Além de ter encontrado esta vaga para Ricardo, a Valor T faz ainda o acompanhamento da experiência profissional e tem psicólogos dedicados a fazer a ponte.

“Temos um contacto muito próximo. Não tenho dado muito trabalho a nível de preocupações, porque está a correr muito bem mas sei que, se houver algum problema, posso contactar a equipa de psicólogos e a Valor T”, diz.

Fora do trabalho, Ricardo é uma estrela nas redes sociais, já lançou um livro infantil e o segundo será publicado em setembro.

“Posso não ter mobilidade, mas tenho personalidade.” É assim que apresenta na página de Instagram em que brinca com a sua condição.

“Quero mostrar que, apesar das minhas limitações, que são bastante óbvias, não sou assim tão diferente das outras pessoas, que posso trazer valor à sociedade. Só preciso de ser mais exposto e ter oportunidades para o fazer.”

O primeiro livro infantil, “Ricky”, é inspirado na sua própria vida e tem como objetivo promover a inclusão social entre as crianças. Ricardo levou este livro a várias escolas e tem o mesmo objetivo para o segundo.

"Dentro da minha incapacidade, sou um privilegiado"

João Jantarada recebe-nos à entrada da sede da Caixa Geral de Depósitos, onde trabalha há dois meses. Nasceu com paralisia cerebral, mas consegue andar pelo seu próprio pé. Diz que quis começar a procura por um emprego para perceber como é o mundo do trabalho, mas que ainda não desistiu da ideia de tirar o doutoramento em Física Nuclear.

“Pensei que seria importante para mim procurar emprego, para não ter que viver à conta dos meus pais.”

Enviou currículos e procurou trabalhos através do Instituto do Emprego e Formação Profissional (IEFP) durante cinco meses, mas nunca teve resposta. Conheceu o projeto da Valor T, da Santa Casa da Misericórdia de Lisboa, através da mãe, e foi um verdadeiro sucesso logo à primeira entrevista: “Na Valor T, mal recebi a proposta da Caixa, fui logo a uma entrevista.”

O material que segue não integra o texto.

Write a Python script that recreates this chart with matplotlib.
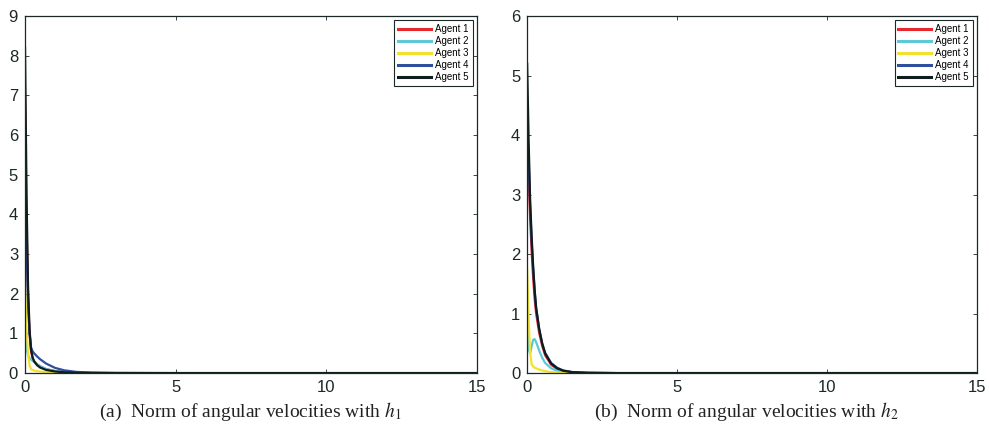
import numpy as np
import matplotlib.pyplot as plt

# agent names and colours
agents = ['Agent 1', 'Agent 2', 'Agent 3', 'Agent 4', 'Agent 5']
colors = ['#e8262b', '#5cc8d8', '#f2e22e', '#2f4e9e', '#0f1c1c']

# (a) with h1
t_a = [0, 0.05, 0.1, 0.15, 0.2, 0.25, 0.3, 0.4, 0.5, 0.7, 1.0, 1.3, 1.7, 2.2, 3.0, 5.0, 15]
w_a = [
    [7.0, 3.8, 1.9, 1.0, 0.55, 0.38, 0.3, 0.22, 0.17, 0.1, 0.05, 0.025, 0.01, 0.004, 0.001, 0, 0],
    [1.0, 0.6, 0.45, 0.38, 0.34, 0.31, 0.28, 0.22, 0.17, 0.1, 0.05, 0.025, 0.01, 0.004, 0.001, 0, 0],
    [2.3, 1.1, 0.5, 0.2, 0.1, 0.08, 0.065, 0.05, 0.04, 0.025, 0.012, 0.006, 0.002, 0.001, 0, 0, 0],
    [4.9, 3.2, 1.8, 1.0, 0.65, 0.55, 0.5, 0.42, 0.35, 0.24, 0.13, 0.07, 0.03, 0.012, 0.003, 0, 0],
    [8.2, 4.5, 2.2, 1.1, 0.6, 0.4, 0.3, 0.2, 0.14, 0.08, 0.04, 0.02, 0.008, 0.003, 0.001, 0, 0],
]

# (b) with h2
t_b = [0, 0.05, 0.1, 0.15, 0.2, 0.25, 0.3, 0.4, 0.5, 0.6, 0.8, 1.0, 1.2, 1.5, 2.0, 3.0, 15]
w_b = [
    [4.0, 3.3, 2.6, 2.05, 1.6, 1.25, 1.0, 0.68, 0.46, 0.3, 0.14, 0.07, 0.035, 0.013, 0.004, 0, 0],
    [0.75, 0.4, 0.33, 0.45, 0.56, 0.57, 0.52, 0.38, 0.26, 0.17, 0.08, 0.04, 0.02, 0.007, 0.002, 0, 0],
    [1.75, 0.9, 0.35, 0.15, 0.11, 0.09, 0.08, 0.06, 0.045, 0.033, 0.017, 0.008, 0.004, 0.001, 0, 0, 0],
    [4.2, 3.6, 2.8, 2.2, 1.75, 1.38, 1.08, 0.74, 0.5, 0.34, 0.17, 0.09, 0.045, 0.018, 0.005, 0, 0],
    [5.2, 3.9, 2.9, 2.3, 1.8, 1.4, 1.1, 0.75, 0.5, 0.33, 0.16, 0.08, 0.04, 0.015, 0.004, 0, 0],
]

captions = ['(a)  Norm of angular velocities with $h_1$',
            '(b)  Norm of angular velocities with $h_2$']

plt.rcParams['font.family'] = ['Liberation Sans', 'DejaVu Sans']
plt.rcParams['mathtext.fontset'] = 'stix'
axcol = '#1c2828'

fig = plt.figure(figsize=(9.89, 4.41), dpi=100)
ax1 = fig.add_axes([0.0253, 0.154, 0.457, 0.8096])
ax2 = fig.add_axes([0.533, 0.154, 0.455, 0.8096])

for ax, t, w, ymax, cap, cx in [(ax1, t_a, w_a, 9, captions[0], 0.253),
                                (ax2, t_b, w_b, 6, captions[1], 0.755)]:
    for i in range(len(agents)):
        ax.plot(t, w[i], color=colors[i], lw=1.6, label=agents[i])
    ax.set_xlim(0, 15)
    ax.set_ylim(0, ymax)
    ax.set_xticks([0, 5, 10, 15])
    ax.set_yticks(range(ymax + 1))
    ax.tick_params(direction='in', top=True, right=True, labelsize=12,
                   colors=axcol, length=3, width=0.6, pad=5)
    for s in ax.spines.values():
        s.set_color(axcol)
        s.set_linewidth(0.9)
    leg = ax.legend(loc='upper right', fontsize=7, handlelength=3.4,
                    borderpad=0.4, labelspacing=0.2, handletextpad=0.4,
                    fancybox=False, framealpha=1, borderaxespad=0.45)
    leg.get_frame().set_edgecolor(axcol)
    leg.get_frame().set_linewidth(0.8)
    for ln in leg.get_lines():
        ln.set_linewidth(2.2)
    fig.text(cx, 0.066, cap, ha='center', va='center', fontsize=14,
             family='Liberation Serif', color='#222222')

fig.savefig('out.png', dpi=100)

Olhando para trás, João diz que seria “sem dúvida” mais difícil encontrar emprego sem esta ajuda. “Senti que as coisas no IEFP não estavam a avançar, de todo. Era um processo muito mais complicado - não sei se, por causa da minha deficiência, ou se é mesmo assim. Mas notei a rapidez da Valor T e a disponibilidade de adaptar também o mercado de trabalho e a empresa onde eu estou às minhas necessidades físicas”.

Diz estar a ambientar-se bem aos horários e à equipa nesta nova etapa, num cargo que não está relacionado com o seu mestrado em Física Nuclear e de Partículas, que concluiu em fevereiro.

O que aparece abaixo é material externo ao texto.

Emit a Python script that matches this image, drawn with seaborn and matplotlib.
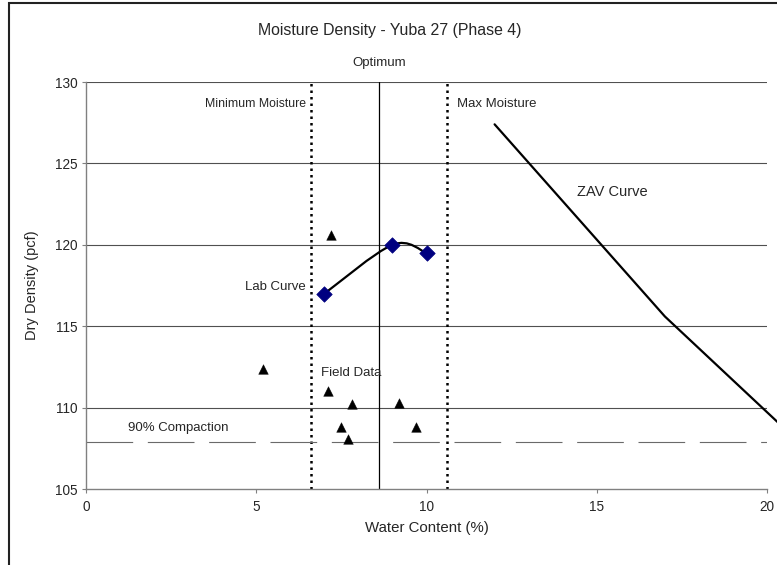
import matplotlib
matplotlib.use("Agg")
import matplotlib.pyplot as plt
import seaborn as sns
import pandas as pd
import numpy as np
from matplotlib.path import Path
from matplotlib.patches import PathPatch, Rectangle
from matplotlib import font_manager

# ---- data ----
lab_water = [7.0, 9.0, 10.0]
lab_density = [117.0, 120.0, 119.5]

field_water = [7.2, 5.2, 7.1, 7.8, 9.2, 7.5, 9.7, 7.7]
field_density = [120.6, 112.4, 111.0, 110.2, 110.3, 108.8, 108.8, 108.05]

zav_water = [12.0, 17.0, 22.0]
zav_density = [127.4, 115.6, 105.8]

optimum_water = 8.6
min_moisture = 6.6
max_moisture = 10.6
compaction_90 = 107.9

x_ticks = [0, 5, 10, 15, 20]
y_ticks = [105, 110, 115, 120, 125, 130]

title = "Moisture Density - Yuba 27 (Phase 4)"
x_label = "Water Content (%)"
y_label = "Dry Density (pcf)"

# ---- style ----
sns.set_style("white")
plt.rcParams['font.family'] = ['Liberation Sans', 'DejaVu Sans']

names = {f.name for f in font_manager.fontManager.ttflist}
narrow = 'Liberation Sans Narrow' if 'Liberation Sans Narrow' in names else None

W, H = 777, 565
fig = plt.figure(figsize=(W / 100, H / 100), dpi=100)
ax = fig.add_axes([86 / W, (H - 489) / H, (767 - 86) / W, (489 - 82) / H])

ax.set_xlim(0, 20)
ax.set_ylim(105, 130)
ax.set_xticks(x_ticks)
ax.set_yticks(y_ticks)
ax.tick_params(axis='both', direction='out', length=3, width=0.8, color='#808080',
               labelsize=9.8, pad=3, bottom=True, left=True)
ax.tick_params(axis='x', pad=5)
for s in ['top', 'right']:
    ax.spines[s].set_visible(False)
for s in ['left', 'bottom']:
    ax.spines[s].set_color('#808080')
    ax.spines[s].set_linewidth(1.0)

# horizontal gridlines
for yv in y_ticks[1:]:
    ax.axhline(yv, color='#505050', lw=0.8, zorder=1)

# vertical reference lines
ax.axvline(min_moisture, color='black', lw=1.8, ls=(0, (1, 1.6)), zorder=2)
ax.axvline(max_moisture, color='black', lw=1.8, ls=(0, (1, 1.6)), zorder=2)
ax.axvline(optimum_water, color='black', lw=0.9, zorder=2)

# 90% compaction
ax.axhline(compaction_90, color='#6a6a6a', lw=0.8, ls=(0, (42.0, 13.2)), zorder=2)

# ZAV curve
zav_df = pd.DataFrame({"w": zav_water, "d": zav_density})
sns.lineplot(data=zav_df, x="w", y="d", ax=ax, color='black', lw=1.6,
             sort=False, estimator=None, clip_on=False, zorder=3)

# Lab curve (smoothed Bezier through the lab points)
pts = np.column_stack([lab_water, lab_density])
n = len(pts)
verts = [tuple(pts[0])]
codes = [Path.MOVETO]
for i in range(n - 1):
    p0 = pts[max(i - 1, 0)]
    p1 = pts[i]
    p2 = pts[i + 1]
    p3 = pts[min(i + 2, n - 1)]
    c1 = p1 + (p2 - p0) / 6.0
    c2 = p2 - (p3 - p1) / 6.0
    verts += [tuple(c1), tuple(c2), tuple(p2)]
    codes += [Path.CURVE4] * 3
ax.add_patch(PathPatch(Path(verts, codes), fill=False, ec='black', lw=1.6, zorder=4))

lab_df = pd.DataFrame({"w": lab_water, "d": lab_density})
sns.scatterplot(data=lab_df, x="w", y="d", ax=ax, marker='D', s=62,
                color='#000080', edgecolor='#000080', linewidth=0.5, zorder=5)

field_df = pd.DataFrame({"w": field_water, "d": field_density})
sns.scatterplot(data=field_df, x="w", y="d", ax=ax, marker='^', s=48,
                color='black', edgecolor='black', linewidth=0.3, zorder=5)

ax.set_xlabel("")
ax.set_ylabel("")

# annotations
fs = 9.5
if narrow:
    ax.text(6.46, 128.65, "Minimum Moisture", ha='right', va='center', fontsize=10.2,
            family=[narrow, 'Liberation Sans'])
else:
    ax.text(6.46, 128.65, "Minimum Moisture", ha='right', va='center', fontsize=8.8)
ax.text(10.9, 128.65, "Max Moisture", ha='left', va='center', fontsize=fs)
ax.text(optimum_water, 131.17, "Optimum", ha='center', va='center', fontsize=fs, clip_on=False)
ax.text(14.43, 123.25, "ZAV Curve", ha='left', va='center', fontsize=10.5)
ax.text(6.46, 117.4, "Lab Curve", ha='right', va='center', fontsize=fs)
ax.text(6.9, 112.15, "Field Data", ha='left', va='center', fontsize=fs)
ax.text(1.22, 108.75, "90% Compaction", ha='left', va='center', fontsize=fs)

fig.text(389.5 / W, 1 - 30 / H, title, ha='center', va='center', fontsize=11.4)
fig.text(426.5 / W, 1 - 528 / H, x_label, ha='center', va='center', fontsize=10.8)
fig.text(32 / W, 1 - 285.5 / H, y_label, ha='center', va='center', fontsize=10.5, rotation=90)

# chart border (cropped on right/bottom)
fig.add_artist(Rectangle((8.5 / W, -0.05), 1.2, (H - 3) / H + 0.05, transform=fig.transFigure,
                         fill=False, ec='#222222', lw=1.5, clip_on=False))

fig.savefig("out.png", dpi=100)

João diz também que, apesar da sua condição, é um “privilegiado”.

“A minha incapacidade deixa-me ver que há pessoas que também são prejudicadas na sociedade. E que, mesmo sendo deficiente, sou um privilegiado: a minha família é de classe média alta, eu sou branco, nasci em Lisboa, não nasci numa zona sem qualquer acesso a serviços públicos como no interior do país. Eu, dentro da minha incapacidade, sou um privilegiado. E ter essa noção faz-me perceber que, sendo deficiente, posso contribuir para que esse privilégio se esbate.”

Nasceu em Lisboa, mas o seu coração está em Miranda do Douro, onde passava férias em criança com a avó. Aos 15 anos, em sua homenagem, decidiu escrever um livro de poemas em mirandês.

"A minha família é de classe média alta, eu sou branco, nasci em Lisboa, não nasci numa zona sem qualquer acesso a serviços públicos como no interior do país. Dentro da minha incapacidade, sou um privilegiado"

Em 2017, candidatou-se à Assembleia da Junta de Freguesia dos Olivais, em Lisboa, mas a sua verdadeira paixão é a Eurovisão: foi à última final, em Liverpool, e já aprendeu dezenas de línguas graças às músicas de cada país.

Ricardo e João são dois jovens que beneficiam da lei aprovada em janeiro de 2019, que introduz quotas para pessoas com deficiência em médias e grandes empresas na promoção da inclusão social nas empresas.

Atualmente, as médias empresas com um número igual ou superior a 75 trabalhadores devem admitir trabalhadores com deficiência, em número não inferior a 1 % do pessoal ao seu serviço. As grandes empresas devem admitir trabalhadores com deficiência, em número não inferior a 2 % do pessoal ao seu serviço.